Police arrested several of the attackers that same day and is investigating them on suspicion of committing felony defamation of a nation, race, ethnic or other group of persons, felony rioting and felony battery. The fans, who had come to Prague for the match between Sigma and Bohemians 1905, got onto tram number 6 at the I. P. Pavlova stop and began to first verbally assault the 36-year-old man, who has long lived in Prague, before attacking him physically.

"At I.P. Pavlova about 20 young men got on and immediately began to shout at me that I'm a 'black mug' and a 'dirty nigger'. They also shouted that I should go back to Africa and that Blacks and Jews should be sent to the gas chambers," the victim told news server Aktuálně.cz.

The football fans are said to have thrown lemons at the man, to have punched him, and then to have dragged him from his seat and kicked him. Nobody else on the tram, including the driver, did anything to stand up for him.

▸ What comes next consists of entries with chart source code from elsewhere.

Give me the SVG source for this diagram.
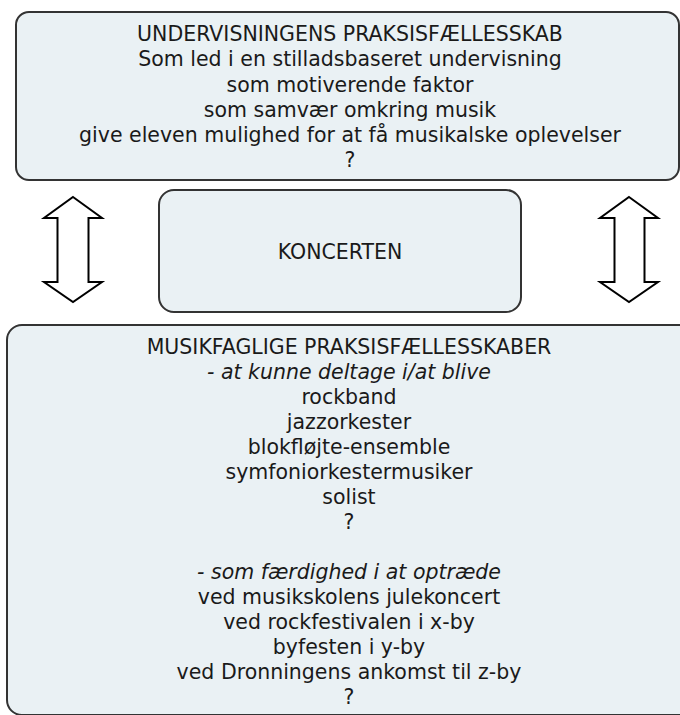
<svg xmlns="http://www.w3.org/2000/svg" width="680" height="715" viewBox="0 0 680 715">
<style>
.box{fill:#eaf1f4;stroke:#333;stroke-width:2}
.arrow{fill:#fff;stroke:#000;stroke-width:2;stroke-linejoin:miter}
text{font-family:"DejaVu Sans",Verdana,sans-serif;font-size:20.5px;fill:#1a1a1a;text-anchor:middle}
.it{font-style:italic}
</style>
<rect width="680" height="715" fill="#fff"/>
<g id="undervisning">
<rect class="box" x="16" y="12" width="663" height="168" rx="13"/>
<text x="350" y="41">UNDERVISNINGENS PRAKSISFÆLLESSKAB</text>
<text x="350" y="66">Som led i en stilladsbaseret undervisning</text>
<text x="350" y="91.5">som motiverende faktor</text>
<text x="350" y="117">som samvær omkring musik</text>
<text x="350" y="142">give eleven mulighed for at få musikalske oplevelser</text>
<text x="350" y="167">?</text>
</g>
<g id="koncerten">
<rect class="box" x="159" y="190" width="362" height="122" rx="15"/>
<text x="340" y="259">KONCERTEN</text>
</g>
<g id="musikfaglige">
<rect class="box" x="7" y="325" width="690" height="390" rx="15"/>
<text x="349" y="354">MUSIKFAGLIGE PRAKSISFÆLLESSKABER</text>
<text x="349" y="379" class="it">- at kunne deltage i/at blive</text>
<text x="349" y="404">rockband</text>
<text x="349" y="429">jazzorkester</text>
<text x="349" y="454">blokfløjte-ensemble</text>
<text x="349" y="479">symfoniorkestermusiker</text>
<text x="349" y="504">solist</text>
<text x="349" y="529">?</text>
<text x="349" y="579" class="it">- som færdighed i at optræde</text>
<text x="349" y="604">ved musikskolens julekoncert</text>
<text x="349" y="629">ved rockfestivalen i x-by</text>
<text x="349" y="654">byfesten i y-by</text>
<text x="349" y="679">ved Dronningens ankomst til z-by</text>
<text x="349" y="704">?</text>
</g>
<g id="connectors">
<path class="arrow" d="M73,197 L102,218 L88.5,218 L88.5,282 L102,282 L73,302 L44,282 L57.5,282 L57.5,218 L44,218 Z"/>
<path class="arrow" d="M629,197 L658,218 L644.5,218 L644.5,282 L658,282 L629,302 L600,282 L614.5,282 L614.5,218 L600,218 Z"/>
</g>
</svg>
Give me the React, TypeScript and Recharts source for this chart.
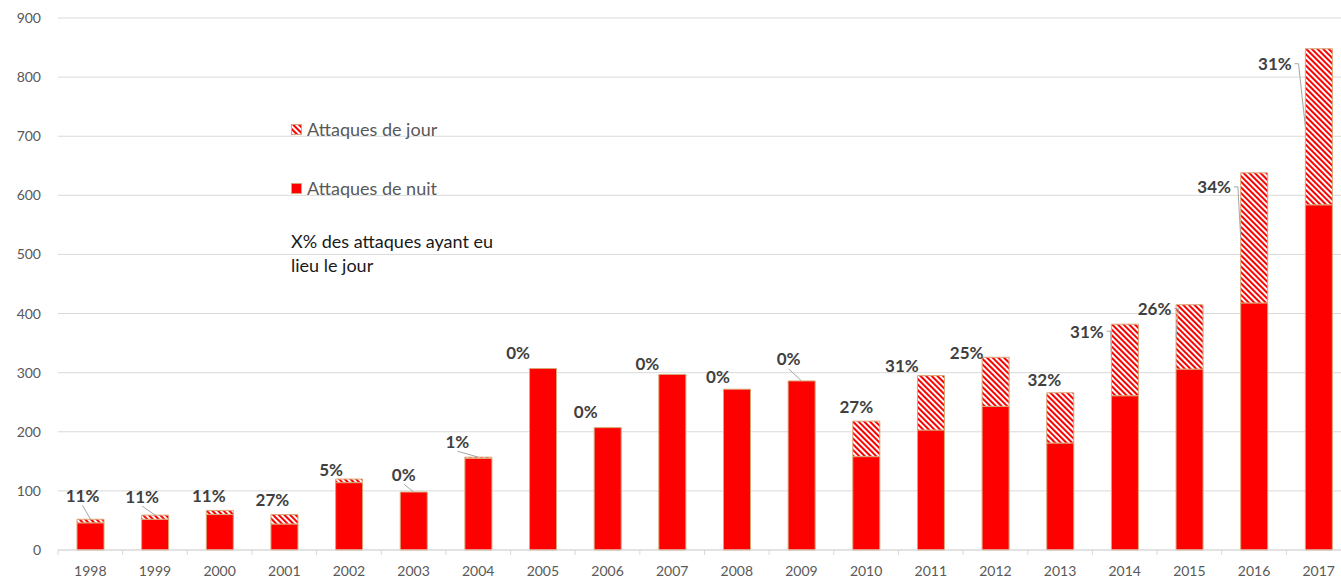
import { BarChart, Bar, XAxis, YAxis, CartesianGrid, LabelList } from "recharts";

const YEARS = [
  "1998", "1999", "2000", "2001", "2002", "2003", "2004", "2005", "2006", "2007",
  "2008", "2009", "2010", "2011", "2012", "2013", "2014", "2015", "2016", "2017",
];
const NIGHT = [46, 52, 60, 44, 114, 98, 155, 307, 207, 297, 272, 286, 158, 203, 243, 181, 261, 306, 418, 584];
const DAY = [6, 7, 7, 16, 6, 0, 2, 0, 0, 0, 0, 0, 60, 92, 83, 85, 121, 109, 220, 264];
const PCT = [11, 11, 11, 27, 5, 0, 1, 0, 0, 0, 0, 0, 27, 31, 25, 32, 31, 26, 34, 31];
const Y_TICKS = [0, 100, 200, 300, 400, 500, 600, 700, 800, 900];

// hand placed label nudges (dx, dy from top of bar), like the excel original
const LABEL_NUDGE: [number, number][] = [
  [-8, -24], [-13, -19], [-11, -15], [-12, -15], [-18, -10], [-10, -18], [-21, -16],
  [-25, -16], [-22, -16], [-25, -11], [-19, -13], [-13, -22], [-10, -15], [-29, -10],
  [-29, -5], [-16, -13], [-38, 7], [-35, 4], [-40, 14], [-44, 15],
];
const HAS_LEADER = [
  true, true, false, false, false, true, true, false, false, false,
  false, true, false, false, false, false, true, true, true, true,
];

const data = YEARS.map((year, i) => ({
  year,
  nuit: NIGHT[i],
  jour: DAY[i],
}));

const FONT = "Lato, 'Open Sans', sans-serif";
const GRID = "#d9d9d9";
const RED = "#ff0000";
const OUTLINE = "#d9a577";

function YearTick(props: any) {
  const { x, y, payload, index } = props;
  const half = payload && payload.offset ? payload.offset : 32.3;
  const axisY = y - 16;
  return (
    <g>
      <line x1={x - half} x2={x - half} y1={axisY} y2={axisY + 5} stroke={GRID} />
      {index === YEARS.length - 1 && (
        <line x1={x + half} x2={x + half} y1={axisY} y2={axisY + 5} stroke={GRID} />
      )}
      <text
        x={x}
        y={y}
        dy="0.71em"
        textAnchor="middle"
        fill="#595959"
        fontSize={14}
        fontFamily={FONT}
      >
        {payload.value}
      </text>
    </g>
  );
}

// label sits on the night bar (never empty); the day segment above it is
// sized with the same px-per-unit as the night rect
function PctLabel(props: any) {
  const vb = props.viewBox || props;
  const i = YEARS.indexOf(String(props.value));
  if (i < 0) return null;
  const x = vb.x;
  const width = vb.width;
  const nightH = Math.abs(vb.height || 0);
  const nightTop = Math.min(vb.y, vb.y + (vb.height || 0));
  const pxPerUnit = NIGHT[i] ? nightH / NIGHT[i] : 0;
  const dayH = DAY[i] * pxPerUnit;
  const top = nightTop - dayH;
  const barCenter = x + width / 2;
  const [dx, dy] = LABEL_NUDGE[i];
  const cx = barCenter + dx;
  const cy = top + dy;
  const text = `${PCT[i]}%`;
  const halfW = text.length * 5.9;
  const segMid = top + dayH / 2;
  let leader = null;
  if (HAS_LEADER[i]) {
    const labelRight = cx + halfW;
    if (labelRight + 2 < x) {
      leader = (
        <polyline
          points={`${labelRight + 2},${cy} ${labelRight + 6},${cy} ${x},${segMid}`}
          fill="none"
          stroke="#a6a6a6"
          strokeWidth={1}
        />
      );
    } else {
      leader = (
        <line x1={cx} y1={cy + 10} x2={barCenter} y2={top} stroke="#a6a6a6" strokeWidth={1} />
      );
    }
  }
  return (
    <g>
      {leader}
      <text
        x={cx}
        y={cy}
        textAnchor="middle"
        dominantBaseline="central"
        fill="#404040"
        fontSize={17}
        fontWeight="bold"
        fontFamily={FONT}
      >
        {text}
      </text>
    </g>
  );
}

function Hatch({ id }: { id: string }) {
  return (
    <pattern
      id={id}
      patternUnits="userSpaceOnUse"
      width={4}
      height={4}
      patternTransform="rotate(-45)"
    >
      <rect x={0} y={0} width={4} height={4} fill="#ffffff" />
      <rect x={0} y={0} width={2} height={4} fill={RED} />
    </pattern>
  );
}

export default function App() {
  return (
    <div
      style={{
        position: "fixed",
        left: 0,
        top: 0,
        width: 1341,
        height: 583,
        overflow: "hidden",
        background: "#ffffff",
      }}
    >
      <BarChart
        width={1351}
        height={583}
        data={data}
        margin={{ top: 18, right: 0, bottom: 0, left: 8 }}
        barSize={27}
      >
        <defs>
          <Hatch id="hatchJour" />
        </defs>
        <CartesianGrid vertical={false} stroke={GRID} />
        <XAxis
          dataKey="year"
          height={33}
          axisLine={{ stroke: GRID }}
          tickLine={false}
          tickSize={0}
          tickMargin={16}
          interval={0}
          tick={<YearTick />}
        />
        <YAxis
          width={50}
          domain={[0, 900]}
          ticks={Y_TICKS}
          axisLine={false}
          tickLine={false}
          tickSize={0}
          tickMargin={17}
          tick={{ fill: "#595959", fontSize: 14, fontFamily: FONT }}
        />
        <Bar
          dataKey="nuit"
          stackId="a"
          fill={RED}
          stroke={OUTLINE}
          strokeWidth={1}
          isAnimationActive={false}
        >
          <LabelList dataKey="year" content={<PctLabel />} />
        </Bar>
        <Bar
          dataKey="jour"
          stackId="a"
          fill="url(#hatchJour)"
          stroke={OUTLINE}
          strokeWidth={1}
          isAnimationActive={false}
        />
      </BarChart>

      {/* Legend */}
      <div
        style={{
          position: "absolute",
          left: 291,
          top: 117,
          fontFamily: FONT,
          fontSize: 18,
          color: "#595959",
        }}
      >
        <div style={{ display: "flex", alignItems: "center", height: 24 }}>
          <svg width={11} height={11} style={{ marginRight: 5 }}>
            <defs>
              <Hatch id="hatchLegend" />
            </defs>
            <rect x={0.5} y={0.5} width={10} height={10} fill="url(#hatchLegend)" stroke={OUTLINE} />
          </svg>
          <span>Attaques de jour</span>
        </div>
        <div style={{ display: "flex", alignItems: "center", height: 24, marginTop: 35 }}>
          <svg width={11} height={11} style={{ marginRight: 5 }}>
            <rect x={0.5} y={0.5} width={10} height={10} fill={RED} stroke={OUTLINE} />
          </svg>
          <span>Attaques de nuit</span>
        </div>
        <div style={{ marginTop: 29, color: "#1a1a1a", lineHeight: "24px" }}>
          X% des attaques ayant eu
          <br />
          lieu le jour
        </div>
      </div>
    </div>
  );
}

After the fans exited at the Bohemians Stadium, the victim told Aktuálně.cz that he attempted to call the police:  "I wanted to call police and an ambulance, but my phone was destroyed. When the tram took off, I pressed the emergency button. The driver was amazed, but she had to have seen them assaulting me. When I asked her to call the police and an ambulance, she asked why."

Thanks to the professional work of the police, several of the assailants were arrested during the match after the victim identified them on CCTV recordings from the stadium. He has lived in Prague for 10 yars and speaks Czech and six other languages, including Vietnamese.

The victim has earned a doctorate from a university in Prague and works as a computer programmer for a multinational firm. "All this time I have done my best to join this society, for two years I taught French as a volunteer to children at a preschool," he told Aktualně.cz.

"Now I have the feeling none of that mattered. I am also disappointed that nobody came to my aid - most of the people on the tram whom I asked to give testimony as eyewitnesses refused to do so," he said.